- **The request**
Count each line below that has "page" anywhere in it. Answer with the total alone.

┌─ Records for the task

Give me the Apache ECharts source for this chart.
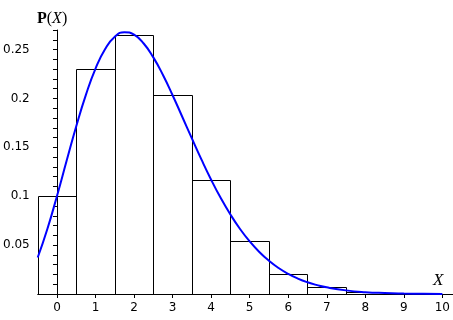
<!DOCTYPE html>
<html><head><meta charset="utf-8">
<script src="https://cdn.jsdelivr.net/npm/echarts@6/dist/echarts.min.js"></script>
<style>html,body{margin:0;padding:0;background:#fff}#c{width:453px;height:320px}</style>
</head><body><div id="c"></div>
<script>
// Histogram bars: value k and probability
const barX = [0,1,2,3,4,5,6,7,8,9,10];
const barP = [0.1003,0.2306,0.2652,0.2033,0.1169,0.0538,0.0206,0.0068,0.0019,0.0005,0.0001];
// Smooth curve sample points
const curveX = [-0.5,-0.25,0,0.25,0.5,0.75,1,1.25,1.5,1.75,2,2.25,2.5,2.75,3,3.25,3.5,3.75,4,4.25,4.5,4.75,5,5.25,5.5,5.75,6,6.25,6.5,6.75,7,7.5,8,8.5,9,9.5,10];
const curveY = [0.0373,0.0664,0.1003,0.1362,0.1716,0.2037,0.2306,0.2506,0.2631,0.2678,0.2652,0.2562,0.2420,0.2240,0.2033,0.1813,0.1591,0.1374,0.1169,0.0981,0.0813,0.0665,0.0538,0.0430,0.0340,0.0266,0.0206,0.0158,0.0120,0.0091,0.0068,0.0037,0.0019,0.0010,0.0005,0.0002,0.0001];
const xTicks = [0,1,2,3,4,5,6,7,8,9,10];
const yLabels = [0.05,0.1,0.15,0.2,0.25];
const yTicks = [0.01,0.02,0.03,0.04,0.05,0.06,0.07,0.08,0.09,0.1,0.11,0.12,0.13,0.14,0.15,0.16,0.17,0.18,0.19,0.2,0.21,0.22,0.23,0.24,0.25,0.26,0.27];

const chart = echarts.init(document.getElementById('c'), null, {renderer:'canvas'});
chart.setOption({
  animation:false,
  backgroundColor:'#fff',
  grid:{left:36,right:8,top:30,bottom:26,containLabel:false},
  xAxis:{type:'value',min:-0.5,max:10,
    axisLine:{lineStyle:{color:'#000',width:1}},
    axisTick:{customValues:xTicks,length:4,lineStyle:{color:'#000'}},
    axisLabel:{customValues:xTicks,color:'#000',fontFamily:'DejaVu Sans',fontSize:12,margin:8},
    splitLine:{show:false}},
  yAxis:{type:'value',min:0,max:0.27,
    axisLine:{show:true,lineStyle:{color:'#000',width:1}},
    axisTick:{show:true,customValues:yTicks,length:4,lineStyle:{color:'#000'}},
    axisLabel:{customValues:yLabels,color:'#000',fontFamily:'DejaVu Sans',fontSize:12,margin:8},
    splitLine:{show:false}},
  graphic:[
    {type:'text',left:37,top:11,style:{
      text:'{b|P}{n|(}{i|X}{n|)}',
      rich:{b:{fontFamily:'Liberation Serif',fontWeight:'bold',fontSize:16,fill:'#000'},
            n:{fontFamily:'Liberation Serif',fontSize:16,fill:'#000'},
            i:{fontFamily:'Liberation Serif',fontStyle:'italic',fontSize:16,fill:'#000'}}}},
    {type:'text',left:433,top:272,style:{text:'X',fontFamily:'Liberation Serif',fontStyle:'italic',fontSize:17,fill:'#000'}}
  ],
  series:[
    {type:'custom',z:1,data:barX.map((k,i)=>[k,barP[i]]),
     renderItem:function(params,api){
       const k=api.value(0),p=api.value(1);
       const a=api.coord([k-0.5,p]),b=api.coord([k+0.5,0]);
       return {type:'rect',shape:{x:Math.round(a[0])+0.5,y:Math.round(a[1])+0.5,width:Math.round(b[0])-Math.round(a[0]),height:Math.round(b[1])-Math.round(a[1])},
         style:{fill:'none',stroke:'#000',lineWidth:1}};
     }},
    {type:'line',z:2,data:curveX.map((x,i)=>[x,curveY[i]]),smooth:true,symbol:'none',
     lineStyle:{color:'#0000ff',width:2}}
  ]
});
</script></body></html>
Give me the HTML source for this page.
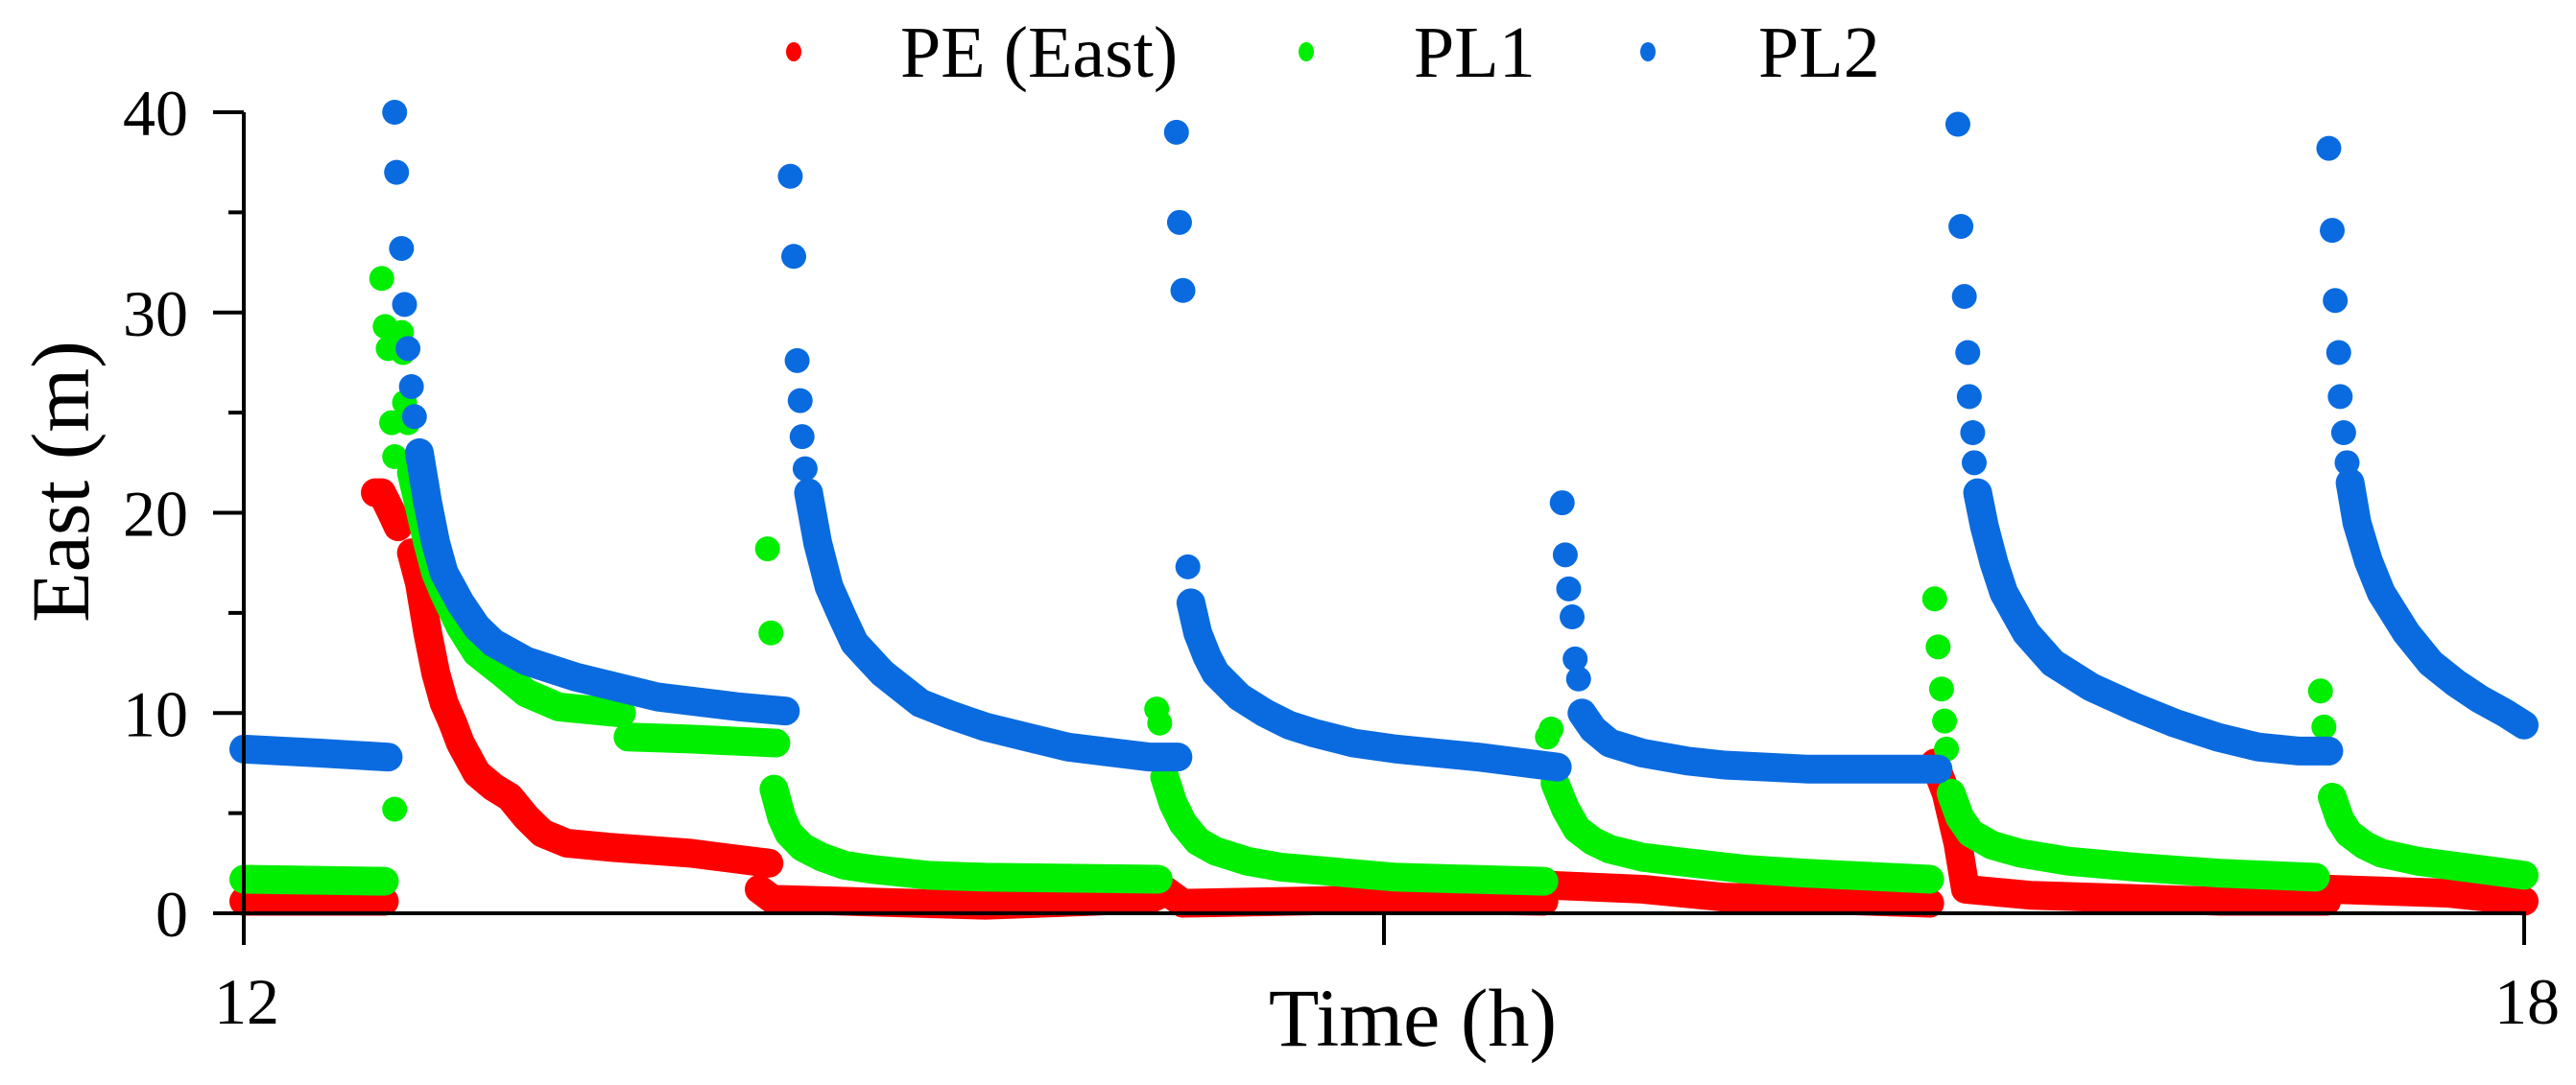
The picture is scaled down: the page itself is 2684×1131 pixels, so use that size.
<!DOCTYPE html>
<html><head><meta charset="utf-8"><style>
html,body{margin:0;padding:0;background:#fff;}
svg{display:block;font-family:"Liberation Serif",serif;}
</style></head><body>
<svg id="chart" width="2684" height="1131" viewBox="0 0 2684 1131" xmlns="http://www.w3.org/2000/svg">
<g id="marks"></g>
<g id="axes"></g>
<g id="legend"></g>
</svg>
<script>
const yTicks = [0, 10, 20, 30, 40];
const yMinor = [5, 15, 25, 35];
const xTicks = [12, 15, 18];
const xTickLabels = ["12", "", "18"];
const seriesNames = ["PE (East)", "PL1", "PL2"];
const seriesColors = ["#ff0000", "#00ee00", "#0a6be0"];

const peRuns = [
 [[12,0.6],[12.37,0.6]],
 [[12.346,21],[12.363,21],[12.389,20],[12.406,19.3]],
 [[12.441,18],[12.462,16.5],[12.484,14],[12.505,12],[12.527,10.5],[12.55,9.5],[12.57,8.5],[12.613,7],[12.657,6.3],[12.70,5.8],[12.743,4.8],[12.786,4],[12.85,3.5],[12.96,3.3],[13.175,3.0],[13.382,2.5]],
 [[13.356,1.2],[13.391,0.7],[13.952,0.4],[14.384,0.7],[14.428,1.1],[14.471,0.5],[15.032,0.7],[15.421,0.6]],
 [[15.434,1.4],[15.68,1.2],[15.896,0.8],[16.112,0.7],[16.436,0.5]],
 [[16.449,7.5],[16.479,6],[16.51,3.5],[16.53,1.2],[16.7,0.9],[17.2,0.6],[17.48,0.6]],
 [[17.49,1.2],[17.8,1.0],[18,0.6]]
];
const pl1Runs = [
 [[12,1.7],[12.37,1.6]],
 [[12.363,31.7]],[[12.372,29.3]],[[12.380,28.2]],[[12.389,24.5]],[[12.397,22.8]],[[12.397,5.2]],
 [[12.415,29]],[[12.419,28]],[[12.423,25.5]],[[12.432,24.5]],
 [[12.441,22],[12.462,20.3],[12.484,18.5],[12.505,17],[12.527,16],[12.57,14.3],[12.613,13],[12.68,12],[12.743,11],[12.829,10.3],[12.994,10.0]],
 [[13.011,8.8],[13.175,8.7],[13.40,8.5]],
 [[13.378,18.2]],[[13.387,14]],
 [[13.395,6.2],[13.415,4.8],[13.434,4],[13.47,3.3],[13.521,2.8],[13.58,2.4],[13.65,2.2],[13.8,1.9],[13.952,1.8],[14.406,1.7]],
 [[14.402,10.2]],[[14.41,9.5]],
 [[14.423,6.8],[14.445,5.5],[14.471,4.5],[14.51,3.6],[14.557,3.1],[14.64,2.6],[14.73,2.3],[15.032,1.8],[15.421,1.6]],
 [[15.43,8.8]],[[15.44,9.2]],
 [[15.45,6.5],[15.478,5.2],[15.508,4.2],[15.55,3.6],[15.594,3.2],[15.68,2.8],[15.767,2.6],[15.95,2.2],[16.112,2.0],[16.436,1.7]],
 [[16.449,15.7]],[[16.458,13.3]],[[16.467,11.2]],[[16.475,9.6]],[[16.48,8.2]],
 [[16.492,6],[16.515,4.8],[16.544,4],[16.6,3.4],[16.674,3],[16.8,2.6],[16.976,2.3],[17.2,2.0],[17.451,1.8]],
 [[17.464,11.1]],[[17.473,9.3]],[[17.486,8]],
 [[17.495,5.8],[17.515,4.7],[17.538,4],[17.58,3.4],[17.624,3],[17.72,2.6],[17.84,2.3],[18,1.9]]
];
const pl2Runs = [
 [[12,8.2],[12.2,8.0],[12.38,7.8]],
 [[12.397,40]],[[12.402,37]],[[12.415,33.2]],[[12.423,30.4]],[[12.432,28.2]],[[12.441,26.3]],[[12.449,24.8]],
 [[12.462,23],[12.484,20.5],[12.505,18.5],[12.527,17],[12.57,15.5],[12.613,14.3],[12.657,13.5],[12.743,12.6],[12.873,11.8],[13.089,10.8],[13.305,10.3],[13.425,10.1]],
 [[13.438,36.8]],[[13.447,32.8]],[[13.456,27.6]],[[13.464,25.6]],[[13.469,23.8]],[[13.477,22.2]],
 [[13.486,21],[13.51,18.5],[13.54,16.3],[13.575,14.8],[13.607,13.5],[13.68,12],[13.78,10.5],[13.86,9.9],[13.952,9.3],[14.06,8.8],[14.168,8.3],[14.384,7.8],[14.458,7.8]],
 [[14.454,39]],[[14.462,34.5]],[[14.471,31.1]],[[14.484,17.3]],
 [[14.492,15.5],[14.51,14],[14.535,12.8],[14.557,12],[14.62,10.8],[14.687,10],[14.75,9.4],[14.816,9],[14.92,8.5],[15.032,8.2],[15.248,7.8],[15.456,7.3]],
 [[15.469,20.5]],[[15.477,17.9]],[[15.486,16.2]],[[15.495,14.8]],[[15.503,12.7]],[[15.512,11.7]],
 [[15.521,10],[15.55,9.2],[15.594,8.5],[15.68,8],[15.8,7.6],[15.896,7.4],[16.112,7.2],[16.458,7.2]],
 [[16.51,39.4]],[[16.518,34.3]],[[16.527,30.8]],[[16.536,28]],[[16.54,25.8]],[[16.549,24]],[[16.553,22.5]],
 [[16.562,21],[16.58,19.3],[16.605,17.5],[16.631,16],[16.69,14],[16.76,12.5],[16.86,11.3],[16.976,10.3],[17.08,9.5],[17.192,8.8],[17.3,8.3],[17.408,8.1],[17.486,8.1]],
 [[17.486,38.2]],[[17.495,34.1]],[[17.503,30.6]],[[17.512,28]],[[17.516,25.8]],[[17.525,24]],[[17.534,22.5]],
 [[17.542,21.5],[17.56,19.5],[17.59,17.6],[17.624,16],[17.69,14],[17.754,12.5],[17.82,11.5],[17.883,10.7],[17.95,10],[18,9.4]]
];
const allRuns = [peRuns, pl1Runs, pl2Runs];

const X0=254, X1=2630, Y0=952, Y1=117;
const xs = t => X0 + (t-12)/(18-12)*(X1-X0);
const ys = v => Y0 - v/40*(Y0-Y1);
const NS="http://www.w3.org/2000/svg";
function mk(tag, attrs, parent){const e=document.createElementNS(NS,tag);for(const k in attrs)e.setAttribute(k,attrs[k]);parent.appendChild(e);return e;}

const marks=document.getElementById('marks');
allRuns.forEach((runs,si)=>{
  const g=mk('g',{},marks);
  
  
  runs.forEach(run=>{
    if(run.length===1){
      const c=mk('ellipse',{cx:xs(run[0][0]),cy:ys(run[0][1]),rx:13,ry:13,fill:seriesColors[si]},g);
      
      
    } else {
      const p=mk('polyline',{points:run.map(d=>xs(d[0])+','+ys(d[1])).join(' '),fill:'none',stroke:seriesColors[si],'stroke-width':30,'stroke-linecap':'round','stroke-linejoin':'round'},g);
      
      
    }
  });
});

const axes=document.getElementById('axes');
const ya=mk('line',{x1:X0,y1:Y1,x2:X0,y2:Y0+33,stroke:'#000','stroke-width':4},axes);


const xa=mk('line',{x1:X0-32,y1:Y0,x2:X1+2,y2:Y0,stroke:'#000','stroke-width':4},axes);


yTicks.forEach(v=>{
  const l=mk('line',{x1:X0-32,y1:ys(v),x2:X0,y2:ys(v),stroke:'#000','stroke-width':4},axes);
  
  
  const t=mk('text',{x:196,y:ys(v)+24,'font-size':68,'text-anchor':'end',fill:'#000'},axes);
  t.textContent=String(v);
  
  
});
yMinor.forEach(v=>{
  const l=mk('line',{x1:X0-16,y1:ys(v),x2:X0,y2:ys(v),stroke:'#000','stroke-width':4},axes);
  
  
});
xTicks.forEach((v,i)=>{
  const l=mk('line',{x1:xs(v),y1:Y0,x2:xs(v),y2:Y0+33,stroke:'#000','stroke-width':4},axes);
  
  
  if(xTickLabels[i]){
    const t=mk('text',{x:xs(v)+3,y:1067,'font-size':68,'text-anchor':'middle',fill:'#000'},axes);
    t.textContent=xTickLabels[i];
    
    
  }
});
const xt=mk('text',{x:1472,y:1090,'font-size':86,'text-anchor':'middle',fill:'#000'},axes);
xt.textContent='Time (h)';


const yt=mk('text',{x:0,y:0,'font-size':86,'text-anchor':'middle',fill:'#000',transform:'translate(92,502) rotate(-90)'},axes);
yt.textContent='East (m)';



const legend=document.getElementById('legend');
const legDotX=[827,1361,1717], legTextX=[938,1473,1832];
seriesNames.forEach((n,i)=>{
  const g=mk('g',{},legend);
  
  
  mk('ellipse',{cx:legDotX[i],cy:54,rx:8,ry:10,fill:seriesColors[i]},g);
  const t=mk('text',{x:legTextX[i],y:80,'font-size':76,fill:'#000'},g);
  t.textContent=n;
});
</script>
</body></html>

└─

- **Output of the task**
2